The British School at Rome. Courtesy of ADAM Architecture

The Second Part of an Ongoing Lecture Series Exploring Lutyens’s Multifaceted Work – and Influence on Architecture Today

Tuesday, 8 October, and Monday, 14 October, 2019

By Robbie Kerr, Director at ADAM Architecture

Continuing its lecture series held in May this year, The Lutyens Trust hosted two talks at The Art Workers’ Guild in London. These further explored different facets of Edwin Lutyens’s work locally and abroad. Each lecture presented an opportunity for the speakers — all architects — to give an insight into how Lutyens influences them today with reference to their own projects.

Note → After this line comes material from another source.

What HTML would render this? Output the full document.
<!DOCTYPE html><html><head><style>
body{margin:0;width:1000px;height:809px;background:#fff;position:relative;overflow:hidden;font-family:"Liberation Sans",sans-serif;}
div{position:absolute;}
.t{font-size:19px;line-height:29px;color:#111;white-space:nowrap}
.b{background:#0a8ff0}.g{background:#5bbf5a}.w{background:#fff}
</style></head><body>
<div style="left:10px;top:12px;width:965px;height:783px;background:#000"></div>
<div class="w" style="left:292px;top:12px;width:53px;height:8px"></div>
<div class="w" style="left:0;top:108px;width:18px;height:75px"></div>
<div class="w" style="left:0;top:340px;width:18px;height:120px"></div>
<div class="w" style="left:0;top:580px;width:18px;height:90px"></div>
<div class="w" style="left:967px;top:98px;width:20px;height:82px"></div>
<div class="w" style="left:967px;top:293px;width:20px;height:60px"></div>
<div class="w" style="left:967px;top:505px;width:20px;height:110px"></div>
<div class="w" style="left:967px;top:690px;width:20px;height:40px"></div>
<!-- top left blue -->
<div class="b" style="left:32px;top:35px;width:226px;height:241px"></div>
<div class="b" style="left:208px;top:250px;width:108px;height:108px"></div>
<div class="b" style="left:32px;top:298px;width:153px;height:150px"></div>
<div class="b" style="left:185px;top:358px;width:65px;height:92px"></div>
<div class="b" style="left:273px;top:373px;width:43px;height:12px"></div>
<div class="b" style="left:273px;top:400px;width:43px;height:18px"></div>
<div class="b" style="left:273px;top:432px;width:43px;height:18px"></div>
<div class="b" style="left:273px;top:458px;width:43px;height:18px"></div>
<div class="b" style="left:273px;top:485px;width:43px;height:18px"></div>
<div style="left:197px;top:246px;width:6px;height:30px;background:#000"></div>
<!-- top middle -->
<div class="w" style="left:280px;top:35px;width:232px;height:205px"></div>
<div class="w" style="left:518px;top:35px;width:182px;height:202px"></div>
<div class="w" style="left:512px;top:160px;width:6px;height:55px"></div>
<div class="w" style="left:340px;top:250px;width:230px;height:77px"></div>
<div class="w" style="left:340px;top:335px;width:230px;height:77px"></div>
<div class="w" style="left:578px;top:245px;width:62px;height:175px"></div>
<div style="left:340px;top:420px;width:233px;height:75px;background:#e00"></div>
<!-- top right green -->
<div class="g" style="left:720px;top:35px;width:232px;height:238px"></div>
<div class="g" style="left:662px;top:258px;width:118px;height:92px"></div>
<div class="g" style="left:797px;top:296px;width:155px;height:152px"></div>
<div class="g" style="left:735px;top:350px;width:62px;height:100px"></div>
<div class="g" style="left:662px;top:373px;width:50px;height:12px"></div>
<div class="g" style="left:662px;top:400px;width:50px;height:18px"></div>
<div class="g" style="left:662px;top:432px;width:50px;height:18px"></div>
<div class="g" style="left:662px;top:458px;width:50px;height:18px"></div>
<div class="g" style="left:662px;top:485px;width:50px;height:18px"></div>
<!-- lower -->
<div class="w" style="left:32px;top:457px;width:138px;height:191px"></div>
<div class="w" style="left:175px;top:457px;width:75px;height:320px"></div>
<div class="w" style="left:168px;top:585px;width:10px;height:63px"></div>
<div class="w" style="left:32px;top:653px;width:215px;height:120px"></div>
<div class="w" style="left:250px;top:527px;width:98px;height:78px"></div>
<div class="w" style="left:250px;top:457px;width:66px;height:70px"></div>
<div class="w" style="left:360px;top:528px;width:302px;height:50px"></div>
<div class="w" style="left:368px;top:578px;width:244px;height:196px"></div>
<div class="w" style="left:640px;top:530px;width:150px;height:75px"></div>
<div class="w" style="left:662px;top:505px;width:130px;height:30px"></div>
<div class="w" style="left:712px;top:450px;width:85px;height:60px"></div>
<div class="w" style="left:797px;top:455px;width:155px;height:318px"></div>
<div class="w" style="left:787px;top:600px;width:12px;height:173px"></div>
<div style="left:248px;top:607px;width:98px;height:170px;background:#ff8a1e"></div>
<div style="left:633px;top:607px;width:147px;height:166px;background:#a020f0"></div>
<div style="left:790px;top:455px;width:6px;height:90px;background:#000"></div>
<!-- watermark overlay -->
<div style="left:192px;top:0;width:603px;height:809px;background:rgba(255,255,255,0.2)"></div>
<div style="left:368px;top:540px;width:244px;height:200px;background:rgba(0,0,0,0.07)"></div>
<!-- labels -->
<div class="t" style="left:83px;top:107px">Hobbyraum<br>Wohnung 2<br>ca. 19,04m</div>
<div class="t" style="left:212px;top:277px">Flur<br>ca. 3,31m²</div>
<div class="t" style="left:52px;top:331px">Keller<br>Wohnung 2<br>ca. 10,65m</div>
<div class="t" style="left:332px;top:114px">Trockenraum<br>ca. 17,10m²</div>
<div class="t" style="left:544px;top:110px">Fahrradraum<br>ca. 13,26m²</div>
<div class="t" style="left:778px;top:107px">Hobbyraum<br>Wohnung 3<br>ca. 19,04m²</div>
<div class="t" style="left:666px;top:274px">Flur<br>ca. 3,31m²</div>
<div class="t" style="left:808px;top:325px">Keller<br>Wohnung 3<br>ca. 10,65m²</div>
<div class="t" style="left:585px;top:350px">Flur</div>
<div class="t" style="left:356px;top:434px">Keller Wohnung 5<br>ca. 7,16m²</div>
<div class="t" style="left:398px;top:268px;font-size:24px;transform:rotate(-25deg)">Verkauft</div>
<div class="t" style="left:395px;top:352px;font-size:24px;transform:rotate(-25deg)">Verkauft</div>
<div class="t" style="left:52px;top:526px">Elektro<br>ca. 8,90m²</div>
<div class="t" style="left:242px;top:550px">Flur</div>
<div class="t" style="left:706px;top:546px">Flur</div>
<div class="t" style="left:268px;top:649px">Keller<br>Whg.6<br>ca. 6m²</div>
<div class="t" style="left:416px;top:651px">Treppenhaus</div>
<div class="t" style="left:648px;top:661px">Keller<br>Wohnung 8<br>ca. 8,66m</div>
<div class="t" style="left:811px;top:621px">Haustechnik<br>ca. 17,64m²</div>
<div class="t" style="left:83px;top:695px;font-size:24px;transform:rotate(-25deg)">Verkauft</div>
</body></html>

Aimée Felton, Associate Director at Donald Insall Associates, set out to explore the rich and varied work Lutyens took on in London, from the restoration of Britannic House on Finsbury Circus to the more detailed insight into the extraordinary Page Street flats with their checkerboard-pattern facades in Pimlico. Those in attendance were given an insight into parts of Lutyens’s work in London that are perhaps less well documented, presented from a fascinating perspective of how these buildings are used today. Aimée concluded with an in-depth assessment of a current project at the former YWCA — now the striking Bloomsbury Hotel — which has involved uncovering lost depths in the basement, where the management hopes, one day, to reopen the original swimming pool.

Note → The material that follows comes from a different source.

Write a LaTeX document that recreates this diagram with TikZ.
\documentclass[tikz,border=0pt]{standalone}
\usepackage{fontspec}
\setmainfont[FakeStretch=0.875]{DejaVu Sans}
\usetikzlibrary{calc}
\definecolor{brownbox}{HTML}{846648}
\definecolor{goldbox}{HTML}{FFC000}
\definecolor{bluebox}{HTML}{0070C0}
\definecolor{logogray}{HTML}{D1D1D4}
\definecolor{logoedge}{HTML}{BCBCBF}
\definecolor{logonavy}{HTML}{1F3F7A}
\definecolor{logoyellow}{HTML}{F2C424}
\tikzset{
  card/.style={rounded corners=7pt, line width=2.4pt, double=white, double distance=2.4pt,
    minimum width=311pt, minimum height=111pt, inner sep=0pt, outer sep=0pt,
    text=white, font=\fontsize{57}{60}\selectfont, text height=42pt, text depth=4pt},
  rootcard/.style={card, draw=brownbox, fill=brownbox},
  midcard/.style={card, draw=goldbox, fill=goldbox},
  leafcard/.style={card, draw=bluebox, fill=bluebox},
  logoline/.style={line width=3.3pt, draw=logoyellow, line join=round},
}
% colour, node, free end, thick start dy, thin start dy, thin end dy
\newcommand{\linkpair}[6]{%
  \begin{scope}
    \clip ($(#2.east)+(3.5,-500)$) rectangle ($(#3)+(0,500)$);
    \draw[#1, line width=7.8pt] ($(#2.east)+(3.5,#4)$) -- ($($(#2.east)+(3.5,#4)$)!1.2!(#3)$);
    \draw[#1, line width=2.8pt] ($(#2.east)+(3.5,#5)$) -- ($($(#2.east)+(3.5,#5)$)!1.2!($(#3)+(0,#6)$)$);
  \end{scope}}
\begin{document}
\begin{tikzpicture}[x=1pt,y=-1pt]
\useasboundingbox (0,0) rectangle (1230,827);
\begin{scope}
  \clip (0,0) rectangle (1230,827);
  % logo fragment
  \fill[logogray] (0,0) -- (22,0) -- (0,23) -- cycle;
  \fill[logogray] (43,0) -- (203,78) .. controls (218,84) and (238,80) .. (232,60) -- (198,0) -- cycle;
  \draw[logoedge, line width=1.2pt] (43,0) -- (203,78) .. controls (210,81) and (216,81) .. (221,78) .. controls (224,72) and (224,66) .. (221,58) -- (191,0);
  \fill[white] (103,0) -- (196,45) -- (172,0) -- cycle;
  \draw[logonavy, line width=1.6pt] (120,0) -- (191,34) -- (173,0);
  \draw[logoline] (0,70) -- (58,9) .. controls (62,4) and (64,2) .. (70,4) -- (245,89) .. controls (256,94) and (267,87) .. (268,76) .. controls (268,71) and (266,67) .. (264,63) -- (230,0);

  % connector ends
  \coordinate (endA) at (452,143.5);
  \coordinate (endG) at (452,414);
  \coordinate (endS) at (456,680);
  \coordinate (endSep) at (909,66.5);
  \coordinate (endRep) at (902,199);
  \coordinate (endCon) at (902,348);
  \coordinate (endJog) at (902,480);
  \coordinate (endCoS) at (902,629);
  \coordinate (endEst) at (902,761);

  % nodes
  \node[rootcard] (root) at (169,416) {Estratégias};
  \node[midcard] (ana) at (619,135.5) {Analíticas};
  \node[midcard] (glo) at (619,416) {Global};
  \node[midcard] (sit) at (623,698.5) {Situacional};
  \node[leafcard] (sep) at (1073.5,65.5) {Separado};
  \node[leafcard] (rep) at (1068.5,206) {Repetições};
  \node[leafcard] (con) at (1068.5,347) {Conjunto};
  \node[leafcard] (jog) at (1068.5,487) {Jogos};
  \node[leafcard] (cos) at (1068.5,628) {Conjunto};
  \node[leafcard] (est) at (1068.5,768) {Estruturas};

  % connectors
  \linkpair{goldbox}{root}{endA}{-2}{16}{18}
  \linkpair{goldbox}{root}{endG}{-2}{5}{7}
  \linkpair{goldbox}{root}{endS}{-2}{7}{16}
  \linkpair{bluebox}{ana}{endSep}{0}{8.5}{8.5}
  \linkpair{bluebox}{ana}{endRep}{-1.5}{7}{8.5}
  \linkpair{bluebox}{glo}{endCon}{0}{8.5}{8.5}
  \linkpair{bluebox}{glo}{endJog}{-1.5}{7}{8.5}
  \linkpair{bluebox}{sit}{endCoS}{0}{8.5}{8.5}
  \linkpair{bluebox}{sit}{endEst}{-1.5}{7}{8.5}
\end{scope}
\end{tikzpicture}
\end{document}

The second speaker, Hugh Petter, a Director at ADAM Architecture, whose work has often sought to integrate some of Lutyens’s more canny craftsmanship, spoke of Lutyens’s designs in Italy, in particular at the British School at Rome (BSR). Hugh’s talk was entitled “In the Footsteps of Lutyens: The Story of the British School at Rome”. A former scholar himself, Hugh had the opportunity not only to study at the building but also to carry out sensitive extensions and
alterations that allowed the building to grow and then adapt to current requirements. He provided historical context with a fascinating insight into the challenges faced during the 1870s and the setting out of the expansion of Rome, such as problems with the budget, the brief and political meddling. Hugh fascinatingly demonstrated examples of the humour that Lutyens would have become familiar with — and amused by — when designing the BSR as found in sculptures that adorned buildings such as the Palazzo delle Belle Arti (Palace of Fine Arts) designed by Cesare Bazzani, and completed in 1915. The palace’s statues, with their contrasting styles of adornment, high above the entrance, spoke to different generations while Rome was being modernised. Hugh set out in careful detail — through sketches, extracts of letters and explanations of seminal figures — the challenges faced during and after BSR’s construction. Hugh concluded with an explanation of his own alterations and additions to it, including the library to the northwest and extensions to the southeast, such as a gate that drew precedent not only from Lutyens but from one of his main inspirations — Christopher Wren.

We hope that in the New Year Dan Cruickshank will complete this lecture series with a talk on Lutyens’s memorials. The date is still being finalised and we hope Trust members will keep a keen eye on the website, www.lutyenstrust.org.uk, for further details. The series thus far has given a rewarding insight into the way architects today continue to be inspired by Lutyens and are working so carefully to restore and work with many of his fine buildings across the world.